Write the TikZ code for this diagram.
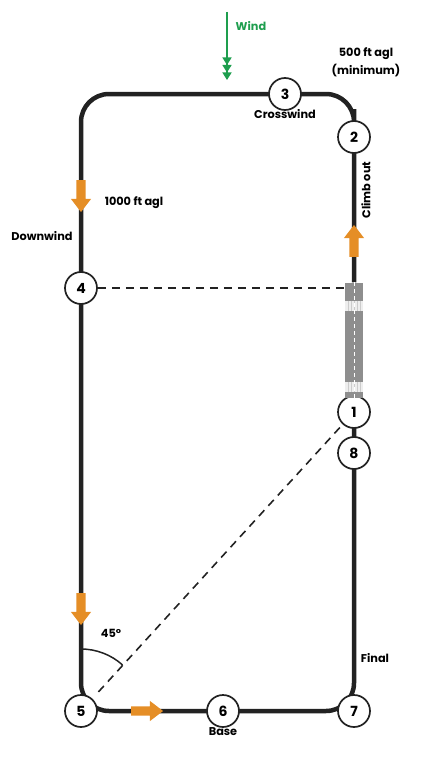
\documentclass[tikz,border=0pt]{standalone}
\usepackage{fontspec}
\setmainfont{Poppins}
\usetikzlibrary{arrows.meta,backgrounds,shapes.arrows}
\definecolor{ink}{HTML}{222222}
\definecolor{amber}{HTML}{E58E26}
\definecolor{leaf}{HTML}{1E9E4E}
\definecolor{tarmac}{HTML}{8E8E8E}

\begin{document}
\begin{tikzpicture}[x=1pt,y=1pt,font=\bfseries\fontsize{11.3}{13}\selectfont,
    leg/.style={circle,draw=ink,line width=1.7pt,fill=white,minimum size=32pt,
                inner sep=0pt,font=\bfseries\fontsize{14}{14}\selectfont},
    track/.style={draw=ink,line width=4.5pt,rounded corners=28pt},
    heading/.style={single arrow,fill=amber,minimum height=32pt,minimum width=20pt,
                    inner sep=4.5pt,outer sep=0pt,single arrow tip angle=75,
                    single arrow head extend=5.5pt},
    guide/.style={draw=ink,line width=1.6pt,dash pattern=on 8pt off 6pt},
    strip/.style={fill=tarmac,minimum width=18pt,minimum height=115pt,inner sep=0pt}]
  \useasboundingbox (0,0) rectangle (422,-760);
  \node[leg] (n1) at (354,-412) {1};
  \node[leg] (n2) at (354,-137) {2};
  \node[leg] (n3) at (285,-94) {3};
  \node[leg] (n4) at (81,-288) {4};
  \node[leg] (n5) at (81,-711) {5};
  \node[leg] (n6) at (223,-711) {6};
  \node[leg] (n7) at (354,-711) {7};
  \node[leg] (n8) at (354,-453) {8};
  \node[strip] (rwy) at (354,-340) {};
  \foreach \yy in {19,100} {
    \fill[white!85!tarmac] ([yshift=-\yy pt]rwy.north west) rectangle ++(18,-10);
    \foreach \xx in {3,6,...,15}
      \draw[white!55!tarmac,line width=0.4pt] ([xshift=\xx pt,yshift=-\yy pt]rwy.north west) -- ++(0,-10);
  }
  \draw[white,line width=0.8pt,dash pattern=on 4pt off 3pt] (rwy.north) -- (rwy.south);
  \begin{scope}[on background layer]
    \draw[track] (n1.center) -- (n8.center) |- (n5.center) |- (n3.center) -| (n2.center) -- (rwy.north);
  \end{scope}
  \draw[guide] (n4) -- (n4 -| rwy.west);
  \draw[guide,shorten <=9pt] (n5) -- (n1);
  \draw[ink,line width=1.5pt] (n5.center) ++(90:62) arc[start angle=90,end angle=48,radius=62];
  \node[heading,rotate=-90] (hd1) at (81,-193) {};
  \node[heading,rotate=90] (hd2) at (354,-244) {};
  \node[heading,rotate=-90] (hd3) at (81,-606) {};
  \node[heading] (hd4) at (144,-711) {};
  \coordinate (windtop) at (227,-12);
  \coordinate (windtip) at (227,-80);
  \draw[leaf,line width=1.4pt,-{Triangle[width=9pt,length=7.5pt] Triangle[width=9pt,length=7.5pt] Triangle[width=9pt,length=7.5pt]}]
    (windtop) -- (windtip);
  \node[text=leaf] (windlbl) at (251,-26) {Wind};
  \node[align=center,font=\bfseries\fontsize{11.3}{18}\selectfont] (minalt) at (366,-62) {500 ft agl\\(minimum)};
  \node (cross) at (285,-114) {Crosswind};
  \node[rotate=90] (climb) at (366,-190) {Climb out};
  \node (alt) at (134,-203) {1000 ft agl};
  \node (down) at (42,-236) {Downwind};
  \node (angle) at (111,-633) {45°};
  \node (final) at (375,-658) {Final};
  \node (base) at (223,-732) {Base};
\end{tikzpicture}
\end{document}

__________

Repeat all the data as it stands, dropping any images it holds.

Write the TikZ code for this diagram.
\documentclass[tikz,border=0pt]{standalone}
\usepackage{fontspec}
\setmainfont{Poppins}
\usetikzlibrary{arrows.meta,backgrounds,shapes.arrows}
\definecolor{ink}{HTML}{222222}
\definecolor{amber}{HTML}{E58E26}
\definecolor{leaf}{HTML}{1E9E4E}
\definecolor{tarmac}{HTML}{8E8E8E}

\begin{document}
\begin{tikzpicture}[x=1pt,y=1pt,font=\bfseries\fontsize{11.3}{13}\selectfont,
    leg/.style={circle,draw=ink,line width=1.7pt,fill=white,minimum size=32pt,
                inner sep=0pt,font=\bfseries\fontsize{14}{14}\selectfont},
    track/.style={draw=ink,line width=4.5pt,rounded corners=28pt},
    heading/.style={single arrow,fill=amber,minimum height=32pt,minimum width=20pt,
                    inner sep=4.5pt,outer sep=0pt,single arrow tip angle=75,
                    single arrow head extend=5.5pt},
    guide/.style={draw=ink,line width=1.6pt,dash pattern=on 8pt off 6pt},
    strip/.style={fill=tarmac,minimum width=18pt,minimum height=115pt,inner sep=0pt}]
  \useasboundingbox (0,0) rectangle (422,-760);
  \node[leg] (n1) at (354,-412) {1};
  \node[leg] (n2) at (354,-137) {2};
  \node[leg] (n3) at (285,-94) {3};
  \node[leg] (n4) at (81,-288) {4};
  \node[leg] (n5) at (81,-711) {5};
  \node[leg] (n6) at (223,-711) {6};
  \node[leg] (n7) at (354,-711) {7};
  \node[leg] (n8) at (354,-453) {8};
  \node[strip] (rwy) at (354,-340) {};
  \foreach \yy in {19,100} {
    \fill[white!85!tarmac] ([yshift=-\yy pt]rwy.north west) rectangle ++(18,-10);
    \foreach \xx in {3,6,...,15}
      \draw[white!55!tarmac,line width=0.4pt] ([xshift=\xx pt,yshift=-\yy pt]rwy.north west) -- ++(0,-10);
  }
  \draw[white,line width=0.8pt,dash pattern=on 4pt off 3pt] (rwy.north) -- (rwy.south);
  \begin{scope}[on background layer]
    \draw[track] (n1.center) -- (n8.center) |- (n5.center) |- (n3.center) -| (n2.center) -- (rwy.north);
  \end{scope}
  \draw[guide] (n4) -- (n4 -| rwy.west);
  \draw[guide,shorten <=9pt] (n5) -- (n1);
  \draw[ink,line width=1.5pt] (n5.center) ++(90:62) arc[start angle=90,end angle=48,radius=62];
  \node[heading,rotate=-90] (hd1) at (81,-193) {};
  \node[heading,rotate=90] (hd2) at (354,-244) {};
  \node[heading,rotate=-90] (hd3) at (81,-606) {};
  \node[heading] (hd4) at (144,-711) {};
  \coordinate (windtop) at (227,-12);
  \coordinate (windtip) at (227,-80);
  \draw[leaf,line width=1.4pt,-{Triangle[width=9pt,length=7.5pt] Triangle[width=9pt,length=7.5pt] Triangle[width=9pt,length=7.5pt]}]
    (windtop) -- (windtip);
  \node[text=leaf] (windlbl) at (251,-26) {Wind};
  \node[align=center,font=\bfseries\fontsize{11.3}{18}\selectfont] (minalt) at (366,-62) {500 ft agl\\(minimum)};
  \node (cross) at (285,-114) {Crosswind};
  \node[rotate=90] (climb) at (366,-190) {Climb out};
  \node (alt) at (134,-203) {1000 ft agl};
  \node (down) at (42,-236) {Downwind};
  \node (angle) at (111,-633) {45°};
  \node (final) at (375,-658) {Final};
  \node (base) at (223,-732) {Base};
\end{tikzpicture}
\end{document}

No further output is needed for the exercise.